• [TASK PROMPT]: Below is a listing to write out in full, exactly as given, without its pictures.

• [SOURCE DATA]:
<<<<
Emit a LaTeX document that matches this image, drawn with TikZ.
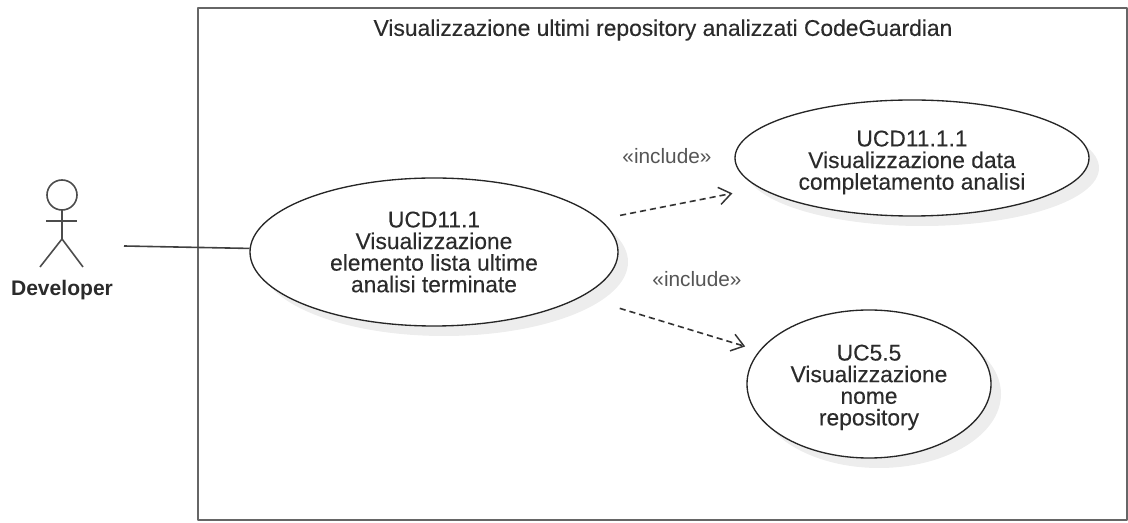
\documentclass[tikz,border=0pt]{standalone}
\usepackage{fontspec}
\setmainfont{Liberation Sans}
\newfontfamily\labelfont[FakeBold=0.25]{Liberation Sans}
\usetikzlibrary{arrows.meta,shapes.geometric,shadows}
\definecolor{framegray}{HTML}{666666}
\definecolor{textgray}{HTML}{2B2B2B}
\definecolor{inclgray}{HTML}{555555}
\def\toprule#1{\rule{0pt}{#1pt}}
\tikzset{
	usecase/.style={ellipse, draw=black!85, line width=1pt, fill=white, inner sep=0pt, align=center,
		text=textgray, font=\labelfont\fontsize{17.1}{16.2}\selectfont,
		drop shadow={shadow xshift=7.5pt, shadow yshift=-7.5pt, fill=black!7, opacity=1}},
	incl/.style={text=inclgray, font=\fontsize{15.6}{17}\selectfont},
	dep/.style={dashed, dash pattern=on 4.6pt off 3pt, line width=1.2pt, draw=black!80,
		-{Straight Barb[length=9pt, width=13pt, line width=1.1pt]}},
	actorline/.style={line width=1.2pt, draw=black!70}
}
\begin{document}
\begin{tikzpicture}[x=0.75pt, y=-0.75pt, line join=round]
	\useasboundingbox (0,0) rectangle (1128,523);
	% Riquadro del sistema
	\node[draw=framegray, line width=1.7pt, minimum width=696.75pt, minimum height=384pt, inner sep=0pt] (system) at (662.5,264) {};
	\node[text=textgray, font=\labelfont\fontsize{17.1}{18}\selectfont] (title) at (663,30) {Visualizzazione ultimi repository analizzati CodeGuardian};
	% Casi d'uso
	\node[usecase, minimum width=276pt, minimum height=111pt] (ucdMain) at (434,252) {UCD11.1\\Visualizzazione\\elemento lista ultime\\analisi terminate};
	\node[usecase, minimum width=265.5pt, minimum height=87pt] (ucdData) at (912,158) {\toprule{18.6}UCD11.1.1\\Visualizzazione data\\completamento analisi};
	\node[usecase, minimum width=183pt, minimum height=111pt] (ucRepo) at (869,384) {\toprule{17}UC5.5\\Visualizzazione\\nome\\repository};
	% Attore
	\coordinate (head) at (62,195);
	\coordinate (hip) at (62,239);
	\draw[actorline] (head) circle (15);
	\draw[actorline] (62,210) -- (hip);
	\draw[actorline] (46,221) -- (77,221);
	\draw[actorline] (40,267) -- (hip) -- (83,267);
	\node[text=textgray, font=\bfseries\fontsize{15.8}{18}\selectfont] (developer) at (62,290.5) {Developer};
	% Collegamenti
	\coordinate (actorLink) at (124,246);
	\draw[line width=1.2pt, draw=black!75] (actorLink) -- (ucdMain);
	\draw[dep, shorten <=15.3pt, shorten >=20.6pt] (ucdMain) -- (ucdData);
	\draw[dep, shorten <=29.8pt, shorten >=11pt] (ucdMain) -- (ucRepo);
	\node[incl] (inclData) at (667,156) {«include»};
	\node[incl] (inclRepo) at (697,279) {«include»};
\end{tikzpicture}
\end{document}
>>>>
• [COMPLETE RESPONSE]:
Emit a LaTeX document that matches this image, drawn with TikZ.
\documentclass[tikz,border=0pt]{standalone}
\usepackage{fontspec}
\setmainfont{Liberation Sans}
\newfontfamily\labelfont[FakeBold=0.25]{Liberation Sans}
\usetikzlibrary{arrows.meta,shapes.geometric,shadows}
\definecolor{framegray}{HTML}{666666}
\definecolor{textgray}{HTML}{2B2B2B}
\definecolor{inclgray}{HTML}{555555}
\def\toprule#1{\rule{0pt}{#1pt}}
\tikzset{
	usecase/.style={ellipse, draw=black!85, line width=1pt, fill=white, inner sep=0pt, align=center,
		text=textgray, font=\labelfont\fontsize{17.1}{16.2}\selectfont,
		drop shadow={shadow xshift=7.5pt, shadow yshift=-7.5pt, fill=black!7, opacity=1}},
	incl/.style={text=inclgray, font=\fontsize{15.6}{17}\selectfont},
	dep/.style={dashed, dash pattern=on 4.6pt off 3pt, line width=1.2pt, draw=black!80,
		-{Straight Barb[length=9pt, width=13pt, line width=1.1pt]}},
	actorline/.style={line width=1.2pt, draw=black!70}
}
\begin{document}
\begin{tikzpicture}[x=0.75pt, y=-0.75pt, line join=round]
	\useasboundingbox (0,0) rectangle (1128,523);
	% Riquadro del sistema
	\node[draw=framegray, line width=1.7pt, minimum width=696.75pt, minimum height=384pt, inner sep=0pt] (system) at (662.5,264) {};
	\node[text=textgray, font=\labelfont\fontsize{17.1}{18}\selectfont] (title) at (663,30) {Visualizzazione ultimi repository analizzati CodeGuardian};
	% Casi d'uso
	\node[usecase, minimum width=276pt, minimum height=111pt] (ucdMain) at (434,252) {UCD11.1\\Visualizzazione\\elemento lista ultime\\analisi terminate};
	\node[usecase, minimum width=265.5pt, minimum height=87pt] (ucdData) at (912,158) {\toprule{18.6}UCD11.1.1\\Visualizzazione data\\completamento analisi};
	\node[usecase, minimum width=183pt, minimum height=111pt] (ucRepo) at (869,384) {\toprule{17}UC5.5\\Visualizzazione\\nome\\repository};
	% Attore
	\coordinate (head) at (62,195);
	\coordinate (hip) at (62,239);
	\draw[actorline] (head) circle (15);
	\draw[actorline] (62,210) -- (hip);
	\draw[actorline] (46,221) -- (77,221);
	\draw[actorline] (40,267) -- (hip) -- (83,267);
	\node[text=textgray, font=\bfseries\fontsize{15.8}{18}\selectfont] (developer) at (62,290.5) {Developer};
	% Collegamenti
	\coordinate (actorLink) at (124,246);
	\draw[line width=1.2pt, draw=black!75] (actorLink) -- (ucdMain);
	\draw[dep, shorten <=15.3pt, shorten >=20.6pt] (ucdMain) -- (ucdData);
	\draw[dep, shorten <=29.8pt, shorten >=11pt] (ucdMain) -- (ucRepo);
	\node[incl] (inclData) at (667,156) {«include»};
	\node[incl] (inclRepo) at (697,279) {«include»};
\end{tikzpicture}
\end{document}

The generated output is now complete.